Adding fish to your pond not only brings color and movement to the water feature but also adds to the ecological stability of the pond. The size of your pond and the type of fish you add to it are important to achieve that ecological balance. If your fish are too big for the pond, or you add too many, they may not thrive.
Koi
Koi fish can grow up to 2 feet long, so they need plenty of room in the pond. For koi, you need 10 gallons of water for every 1 inch of fish.
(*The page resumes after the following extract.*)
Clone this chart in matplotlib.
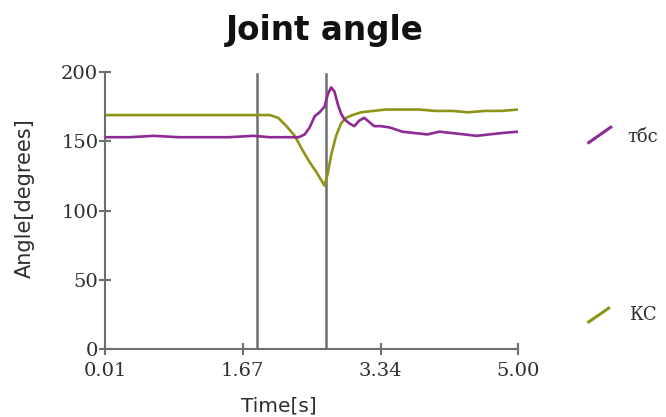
import matplotlib
matplotlib.use("Agg")
import matplotlib.pyplot as plt
from matplotlib.lines import Line2D

# ---- data ----
tbs_t = [0.01, 0.3, 0.6, 0.9, 1.2, 1.5, 1.8, 2.0, 2.2, 2.35, 2.42, 2.48, 2.54, 2.6, 2.66,
         2.70, 2.74, 2.78, 2.82, 2.86, 2.9, 2.96, 3.02, 3.08, 3.14, 3.2, 3.26, 3.34, 3.45,
         3.6, 3.75, 3.9, 4.05, 4.2, 4.35, 4.5, 4.65, 4.8, 5.0]
tbs_v = [153, 153, 154, 153, 153, 153, 154, 153, 153, 153, 155, 160, 168, 171, 175,
         184, 189, 186, 177, 170, 166, 163, 161, 165, 167, 164, 161, 161, 160,
         157, 156, 155, 157, 156, 155, 154, 155, 156, 157]

kc_t = [0.01, 0.5, 1.0, 1.5, 1.84, 2.0, 2.1, 2.2, 2.3, 2.4, 2.48, 2.56, 2.62, 2.66,
        2.70, 2.74, 2.8, 2.86, 2.92, 3.0, 3.1, 3.25, 3.4, 3.6, 3.8, 4.0, 4.2, 4.4,
        4.6, 4.8, 5.0]
kc_v = [169, 169, 169, 169, 169, 169, 167, 161, 154, 143, 135, 128, 122, 118,
        127, 140, 154, 163, 167, 169, 171, 172, 173, 173, 173, 172, 172, 171,
        172, 172, 173]

event_times = [1.84, 2.68]
x_ticks = [0.01, 1.67, 3.34, 5.00]
x_tick_labels = ["0.01", "1.67", "3.34", "5.00"]
y_ticks = [0, 50, 100, 150, 200]
series_names = ["тбс", "КС"]

purple = "#8e2a95"
olive = "#8f9418"
gray = "#6e6e6e"
txt = "#2e2e2e"

fig = plt.figure(figsize=(6.66, 4.17), dpi=100)
ax = fig.add_axes([0.158, 0.163, 0.62, 0.664])

for t in event_times:
    ax.plot([t, t], [0, 199], color=gray, lw=1.8, zorder=1)
ax.plot(tbs_t, tbs_v, color=purple, lw=1.9, zorder=3)
ax.plot(kc_t, kc_v, color=olive, lw=1.9, zorder=2)

ax.set_xlim(0.01, 5.0)
ax.set_ylim(0, 200)
for s in ["top", "right"]:
    ax.spines[s].set_visible(False)
for s in ["left", "bottom"]:
    ax.spines[s].set_color(gray)
    ax.spines[s].set_linewidth(1.5)

serif = ["DejaVu Serif"]
sans = ["DejaVu Sans"]
ax.set_xticks(x_ticks)
ax.set_xticklabels(x_tick_labels, family=serif, fontsize=14, color=txt)
ax.set_yticks(y_ticks)
ax.set_yticklabels([str(v) for v in y_ticks], family=serif, fontsize=14, color=txt)
ax.tick_params(axis="both", direction="inout", length=8, width=1.5, color=gray)
ax.tick_params(axis="x", pad=5)
ax.tick_params(axis="y", pad=1)

ax.set_xlabel("Time[s]", family=sans, fontsize=14.5, color=txt)
ax.xaxis.set_label_coords(0.42, -0.205)
ax.set_ylabel("Angle[degrees]", family=sans, fontsize=15, color=txt)
ax.yaxis.set_label_coords(-0.194, 0.545)
ax.yaxis.label.set_va("center")
ax.xaxis.label.set_va("center")

fig.text(0.487, 0.928, "Joint angle", family=sans, fontsize=23.5, fontweight="bold",
         ha="center", va="center", color="#111111")

# legend (right side)
fig.add_artist(Line2D([0.884, 0.917], [0.658, 0.695], color=purple, lw=2.2,
                      transform=fig.transFigure))
fig.text(0.942, 0.672, series_names[0], family=serif, fontsize=13, va="center",
         color=txt)
fig.add_artist(Line2D([0.884, 0.914], [0.228, 0.261], color=olive, lw=2.2,
                      transform=fig.transFigure))
fig.text(0.944, 0.245, series_names[1], family=serif, fontsize=13, va="center",
         color=txt)

fig.savefig("out.png", dpi=100)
To demonstrate, one two-foot long koi would need 240 gallons of pond water (24 inches x 10 gallons of water = 240 gallons of water).
The koi you add to your pond are more likely to grow to be approximately 6 inches in length, so if you wanted to have four koi in your pond, your pond would need to hold at least 240 gallons. 
Goldfish
Goldfish do well in ponds because they can tolerate a wide range of temperature variations. For goldfish, allow 5 gallons of water for every inch of fish. If you wanted four 10-inch-goldfish, you would need a pond that holds at least 200 gallons (40 inches x 5 gallons of water = 200 gallons of water).
Goldfish tend to grow only to the relative size of their environment, whereas koi can outgrow a backyard pond. That's why you need twice as much water for each inch of koi. 
Considerations
Before adding fish to your pond, consider not only how many gallons of water are in your pond, but the depth of the pond. For koi, you want a depth of 6 feet. For goldfish, a 4- to 4 1/2- foot depth is sufficient. 
Also consider how many plants you intend to add to your pond. Allow extra room for your aquatic greenery. For example, if you have four goldfish, consider a pond that holds up to 250 gallons of water, allowing an extra 50 gallons to account for the greenery. 
Babies
Extra room in the pond also allows for reproduction. Should your fish reproduce, you do not want them crowded out of their home. The extra room guards against immediate problems, but have a plan for relocating offspring. Too many fish will cause the water to become cloudy from excessive waste. Your plants may also suffer from the excess carbon dioxide produced by the overabundance of fish. 
Types
Goldfish and koi are common fish for ponds, but you may want to consider other types as well. The red comet fish can withstand water temperatures up to 95 degrees. The calico fantail is also used for ponds, but may be too sensitive for climates with extreme highs and lows. The calico fantail prefers a temperature range of between 55 degrees and 75 degrees. 
Both the red comet and the calico fantail need to have at least 5 gallons for every inch of their length. They each grow to approximately 10 inches long, like the goldfish.


----------



## saltydad (Jun 27, 2008)

Nice info, xoenrt209. To add to your data, my koi/goldfish do fine in a 2 1/2 to 3 ft. deep 1,000 gallon pond. Also, I have calico fantails and they also do fine in my zone 7 pond, which ends up frozen over in winter with ice. I use a small de-icer to keep a hole open, and I keep my waterfall running all year, so the pump contributes a bit of warmth. All of these 'hibernate' during the winter. I also have some rosy minnows, which are active throughout the winter.


----------



## Shrimpinista (Feb 4, 2011)

I run mine through the winter too but I by-pass the waterfall during the winter. I have koi and they basically slow down to a slumber.


----------